Location: Along the Red River Mutual Trail in Winnipeg, Canada
Scale: 12,83 m²
Team: Jason Slabbynck
What does it mean to be sheltered? It’s a subject that many people are confronted with in today’s immigration crisis. What should it mean to be sheltered? We think it’s a place that gives you a sense of security and closedness yet is welcoming and hospitable at the same time. For our pavilion we propose a physical shape that embodies these experiences. To identical rectangles are turned relative to each other and connected together generating a complex shape. One rectangle, representing a door, embodies the hospitality welcoming passerby to enter the hut. The other one, representing a window, embodies closedness letting the visitors contemplate on the hut and its surroundings from a safe distance.
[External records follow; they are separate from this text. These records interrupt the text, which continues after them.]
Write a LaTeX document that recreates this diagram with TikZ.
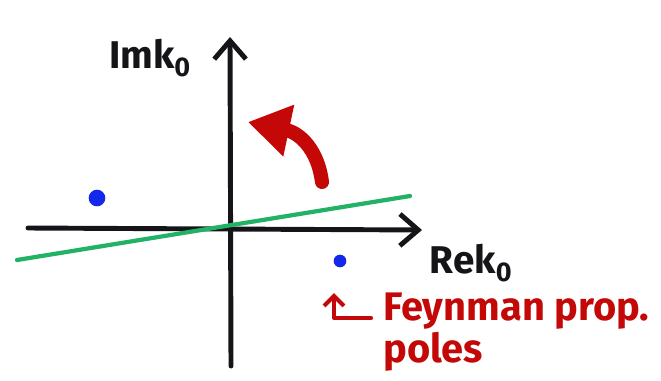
\documentclass[tikz,border=0pt]{standalone}
\usepackage{fontspec}
\setmainfont{Fira Sans}
\usetikzlibrary{arrows.meta}
\definecolor{penred}{RGB}{196,8,8}
\definecolor{pengreen}{RGB}{34,178,102}
\definecolor{penblue}{RGB}{20,40,235}
\definecolor{penblack}{RGB}{20,20,25}
\tikzset{
  axis/.style={draw=penblack, line width=4.2pt, line cap=round,
    -{Straight Barb[length=0.55cm, width=0.95cm, line width=4.2pt]}},
  pole/.style={circle, fill=penblue, inner sep=0pt},
  blacklabel/.style={text=penblack, font=\fontsize{33}{38}\selectfont\bfseries, inner sep=0pt},
  redlabel/.style={text=penred, font=\fontsize{34}{38}\selectfont\bfseries, inner sep=0pt, anchor=west},
}
\begin{document}
\begin{tikzpicture}[x=0.03cm, y=-0.03cm]
\useasboundingbox (0,0) rectangle (661,380);
% axes
\coordinate (vb) at (231,366);
\coordinate (vt) at (230,37);
\coordinate (hl) at (28,228);
\coordinate (hr) at (422,230);
\draw[axis] (vb) -- (vt);
\draw[axis] (hl) -- (hr);
% green rotated contour line
\coordinate (gl) at (17,260);
\coordinate (gr) at (410,196);
\draw[pengreen, line width=3.6pt, line cap=round] (gl) -- (gr);
% poles
\node[pole, minimum size=0.5cm] (p1) at (97,198) {};
\node[pole, minimum size=0.38cm] (p2) at (340,261) {};
% red rotation arrow
\coordinate (rs) at (322,182);
\coordinate (re) at (248,122);
\draw[penred, line width=12pt, line cap=round,
  -{Triangle[length=1.25cm, width=1.5cm]}]
  (rs) .. controls (318,150) and (300,133) .. (re);
% labels
\node[blacklabel] (im) at (150,58) {Imk\textsubscript{0}};
\node[blacklabel] (re0) at (471,263) {Rek\textsubscript{0}};
% red hook arrow
\coordinate (ht) at (334,293);
\coordinate (hc) at (334,318);
\coordinate (he) at (371,318);
\draw[penred, line width=3.5pt, line cap=round, line join=round,
  {Straight Barb[length=0.3cm, width=0.6cm]}-] (ht) -- (hc) -- (he);
\node[redlabel] (fp) at (383,311) {Feynman prop.};
\node[redlabel] (pl) at (383,352) {poles};
\end{tikzpicture}
\end{document}
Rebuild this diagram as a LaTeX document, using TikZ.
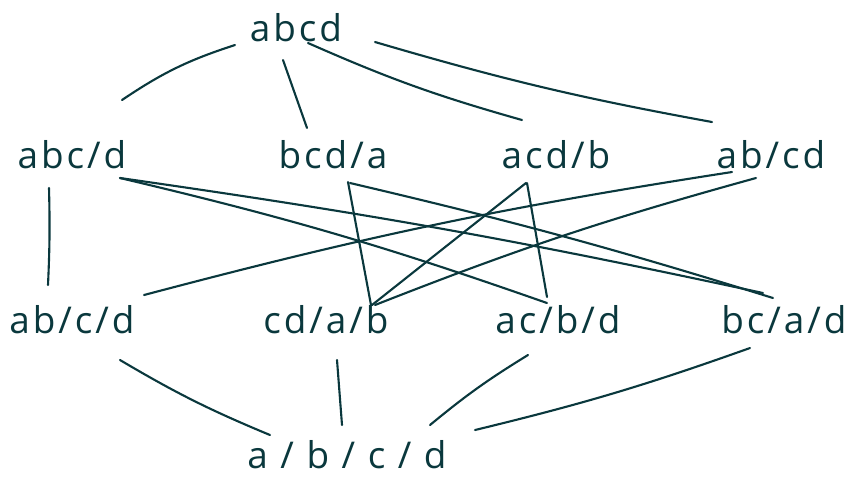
\documentclass[tikz,border=0pt]{standalone}
\usepackage{fontspec}
\usepackage{xcolor}
\usepackage{tikz}
\usetikzlibrary{calc}
\newfontfamily\partfont{Open Sans}[LetterSpace=8]
\definecolor{ink}{HTML}{0A383D}

\begin{document}
\begin{tikzpicture}[x=0.02cm, y=-0.02cm,
  part/.style={font={\partfont\fontsize{21}{25}\selectfont}, text=ink, inner sep=0pt},
  link/.style={draw=ink, line width=1.2pt, line cap=round}
]
\useasboundingbox (0,0) rectangle (861,478);
% top
\node[part] (abcd) at (296,28) {abcd};
% two blocks
\node[part] (abc-d) at (72,155) {abc/d};
\node[part] (bcd-a) at (333,155) {bcd/a};
\node[part] (acd-b) at (556,155) {acd/b};
\node[part] (ab-cd) at (771,155) {ab/cd};
% three blocks
\node[part] (ab-c-d) at (72,320) {ab/c/d};
\node[part] (cd-a-b) at (326,320) {cd/a/b};
\node[part] (ac-b-d) at (558,320) {ac/b/d};
\node[part] (bc-a-d) at (784,320) {bc/a/d};
% bottom
\node[part] (a-b-c-d) at (347,455) {a / b / c / d};
% top links
\draw[link] ([shift={(-61,17)}]abcd.center) to[bend right=8] ([shift={(50,-55)}]abc-d.center);
\draw[link] ([shift={(-13,32)}]abcd.center) -- ([shift={(-26,-27)}]bcd-a.center);
\draw[link] ([shift={(12,15)}]abcd.center) to[bend right=4] ([shift={(-34,-35)}]acd-b.center);
\draw[link] ([shift={(79,14)}]abcd.center) to[bend right=3] ([shift={(-59,-33)}]ab-cd.center);
% middle links
\draw[link] ([shift={(-23,33)}]abc-d.center) to[bend left=2] ([shift={(-24,-35)}]ab-c-d.center);
\draw[link] ([shift={(48,23)}]abc-d.center) to[bend left=3] ([shift={(-11,-17)}]ac-b-d.center);
\draw[link] ([shift={(48,23)}]abc-d.center) to[bend left=2] ([shift={(-21,-27)}]bc-a-d.center);
\draw[link] ([shift={(15,27)}]bcd-a.center) -- ([shift={(45,-15)}]cd-a-b.center);
\draw[link] ([shift={(17,28)}]bcd-a.center) to[bend left=2] ([shift={(-11,-22)}]bc-a-d.center);
\draw[link] ([shift={(-30,28)}]acd-b.center) -- ([shift={(46,-15)}]cd-a-b.center);
\draw[link] ([shift={(-29,28)}]acd-b.center) -- ([shift={(-11,-23)}]ac-b-d.center);
\draw[link] ([shift={(-39,17)}]ab-cd.center) to[bend right=3] ([shift={(72,-25)}]ab-c-d.center);
\draw[link] ([shift={(-15,23)}]ab-cd.center) to[bend right=3] ([shift={(49,-15)}]cd-a-b.center);
% bottom links
\draw[link] ([shift={(48,40)}]ab-c-d.center) to[bend right=4] ([shift={(-77,-20)}]a-b-c-d.center);
\draw[link] ([shift={(11,40)}]cd-a-b.center) -- ([shift={(-5,-30)}]a-b-c-d.center);
\draw[link] ([shift={(-30,35)}]ac-b-d.center) to[bend right=4] ([shift={(83,-30)}]a-b-c-d.center);
\draw[link] ([shift={(-34,28)}]bc-a-d.center) to[bend left=3] ([shift={(128,-25)}]a-b-c-d.center);
\end{tikzpicture}
\end{document}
The shelter is constructed in a simple way out of identical wooden beams with different lengths. They are vertically placed against each other reminiscent of log cabin constructions. To add an extra dimension we propose to engrave 10 quotes, sayings that reflect or make a statement about themes such as, migration, home, shelter, borders, identity… The same way Michel de Montaigne, a French philosopher in the 16th century, engraved Latin sayings in the beams of his study to remind him of essential truths while working. This will put an extra focus on the inside of the pavilion creating a moment of inner thought and reflection.